The company has reported progress on building a local lithium chemical facility, reinforcing a pattern: Chinese operators in Zimbabwe are shifting from simple ore and concentrate exports towards integrated mining-to-chemicals operations.

This growing cluster of plants anchors more of the value chain inside the country, improves utilisation of local power and transport infrastructure, and helps reduce exposure to freight costs on low-value bulk concentrate.

Harare is backing these investments with increasingly firm export rules.

In early 2026, the government moved to restrict shipments of lithium concentrate, signalling that miners should plan around domestic processing rather than raw exports.

Officials then introduced a quota-based system in April, framed as a transitional regime ahead of a full concentrate export ban targeted for January 2027.

The policy objective is clear.

Zimbabwe wants miners to finance and operate local plants that can produce lithium sulphate and other higher-value chemicals, boosting fiscal take, jobs and industrial linkages.

It also wants a stronger negotiating position as global battery and electric-vehicle supply chains seek secure, diversified raw material sources.

Price signals support the strategy.

On 20 May, lithium sulphate delivered to China traded at around US$8 751 per tonne, compared with roughly US$2 595 per tonne for spodumene concentrate, according to market data cited in local reporting.

Even after accounting for higher capex and operating costs, the margin uplift from moving one step downstream is material.

Zimbabwe earned about US$571 million from lithium exports in 2025, underscoring the mineral’s growing macro relevance.

As more sulphate output comes onstream, export value could rise even if volumes stabilise.
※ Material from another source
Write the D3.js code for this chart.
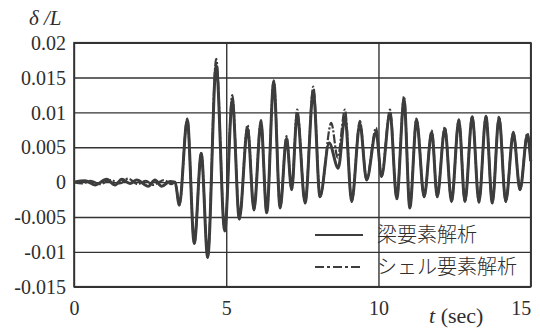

For investors, that points to better revenue quality, particularly for integrated projects that can arbitrage between concentrate and refined product.

However, execution risk is high.

Power reliability, water availability, permitting, and transport logistics will decide whether plants hit nameplate capacity.

Policy consistency around export rules and forex repatriation will also shape returns.

Investors will want clear long-term frameworks before committing to additional brownfield expansions or new chemical lines.

For now, Zimbabwe is positioning itself as Africa's leading test case for resource-backed industrialisation in battery minerals.

If Sinomine, Huayou Cobalt and Sichuan Yahua deliver their planned capacity on time and on budget, Zimbabwe lithium refining could move from policy slogan to a durable competitive niche in the global battery materials market.

The key signals to watch are construction progress at Bikita and Kamativi, throughput ramp-up at Arcadia, and the final design of the 2027 export regime.